Born in Venice, Marco learned the principles and practices of mercantile trade from his father Niccolò and his uncle Maffeo, who had themselves traveled through Asia and secured an audience with Kublai Khan, the Mongol ruler of China and grandson of Genghis Khan. In 1269, the two brothers returned to Venice, where Marco met his father for the first time—Niccolò having departed on his Asian journey before Marco's birth or during his early childhood. The three Polos embarked together on an epic journey to Asia, exploring numerous locations along the Silk Road—the ancient network of trade routes connecting Europe and Asia—until they reached "Cathay," the medieval European term for northern China. They were received by the royal court of Kublai Khan, who reportedly found himself impressed by Marco's intelligence, linguistic aptitude, and deferential humility. Recognizing the young Venetian's talents and potential usefulness, Kublai appointed Marco to serve as his foreign emissary, entrusting him with diplomatic missions throughout the vast Mongol Empire and Southeast Asia. In this capacity, Marco visited territories that correspond to present-day Myanmar, India, Indonesia, Sri Lanka, and Vietnam, observing diverse cultures, political systems, and economic practices across an enormous geographic range.
As part of his extended service to Kublai Khan, Marco also traveled extensively throughout China itself, residing within the emperor's domains for seventeen years and witnessing countless phenomena, technologies, customs, and natural wonders previously unknown to Europeans. This prolonged residence gave him an exceptionally deep familiarity with Chinese civilization that no other European of his era could claim. Around 1291, after nearly two decades in the Khan's service, the Polos received permission to depart when they offered to escort the Mongol princess Kököchin to Persia, where she was destined to marry a Mongol ruler. The journey to Persia by sea proved lengthy and perilous, but they arrived there around 1293. After fulfilling their obligation by delivering the princess safely to her destination, the Polos traveled overland through Persia to Constantinople and then proceeded to Venice, finally returning to their home city after an absence of twenty-four years. The Venice they returned to was dramatically engaged in conflict, as the city-state was embroiled in war with its maritime rival Genoa, competing for commercial and naval supremacy in the Mediterranean.
Marco joined Venice's war effort against the Genoese, demonstrating his loyalty to his native city despite his long absence. During naval combat, he was captured by Genoese forces and imprisoned. This misfortune, however, proved historically fortunate for posterity. While confined in a Genoese prison, Marco encountered Rustichello da Pisa, a romance writer who became his cellmate.
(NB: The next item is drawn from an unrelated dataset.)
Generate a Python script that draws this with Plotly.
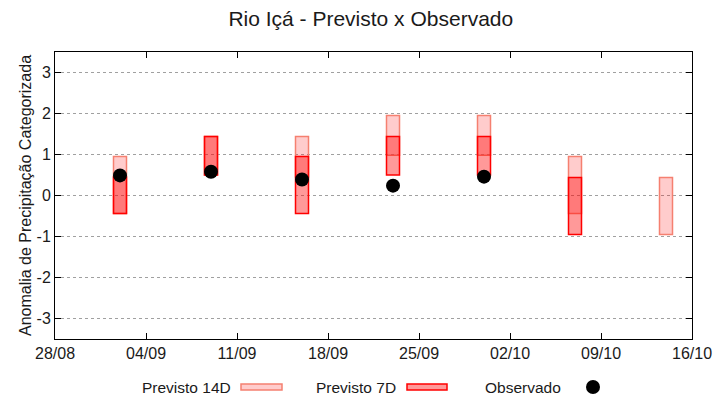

To pass the time during their imprisonment and perhaps recognizing the extraordinary nature of Marco's experiences, the two men collaborated on composing an account of Marco's Asian travels, with Marco dictating his memories and observations while Rustichello shaped them into a narrative form influenced by the literary conventions of medieval romance literature. Marco was released from captivity in 1299, returning to Venice where he resumed his mercantile career, achieving considerable financial success as a wealthy merchant. He married and fathered three daughters, living a comfortable domestic life that contrasted dramatically with his earlier adventures. He died in 1324 at approximately seventy years of age and was buried in the church of San Lorenzo in Venice, ending a life that had spanned some of the most transformative decades of medieval history.
Though Marco Polo was not the first European to reach China—earlier travelers including Franciscan missionaries and his own father and uncle had preceded him—he was the first to leave a detailed, comprehensive chronicle of his Eastern experiences that circulated widely throughout Europe. His account provided Europeans with an unprecedentedly clear and extensive picture of Asian geography, political structures, economic systems, and ethnic customs, fundamentally expanding the European geographical imagination. The work included the first substantial Western descriptions of numerous phenomena and substances that would later transform European civilization: porcelain, with its translucent beauty and superior quality compared to European ceramics; gunpowder, which would revolutionize warfare; paper money, a sophisticated financial instrument that astonished Europeans accustomed only to metal coinage; and various Asian plants, spices, and exotic animals previously unknown or known only through fragmentary reports. His descriptions of the vast wealth of Asian kingdoms, the sophisticated administrative systems of the Mongol Empire, and the technological and cultural achievements of Chinese civilization challenged European provincialism and stimulated intense curiosity about the East.
Marco Polo's narrative exercised profound and lasting influence on subsequent European exploration and geographical understanding. His account directly inspired Christopher Columbus, who owned and annotated a copy of The Travels of Marco Polo and was motivated partly by Marco's descriptions of Asian wealth and the Indies when he proposed his westward voyage across the Atlantic, seeking a new route to the riches Marco had described. Numerous other explorers, merchants, and adventurers drew inspiration and practical information from Marco's work, using it as a guide to Eastern geography and a source of motivation for their own journeys. The substantial literature generated by Polo's writings extended far beyond his original text, spawning translations into numerous European languages, adaptations, commentaries, and derivative works that disseminated his observations throughout medieval and Renaissance Europe. His influence also transformed European cartography in fundamental ways, as mapmakers incorporated his geographical information into their representations of the world. The Catalan Atlas of 1375, one of the most important medieval maps, and the Fra Mauro map of 1450, perhaps the greatest achievement of medieval cartography, both drew extensively on information from Marco Polo's account, using his descriptions to fill in vast territories that had previously been blank or filled with legendary creatures and imaginary kingdoms on European maps. Through these cartographic works, Marco's observations became embedded in European geographical knowledge, shaping how Europeans visualized the world and understood their place within it for centuries after his death.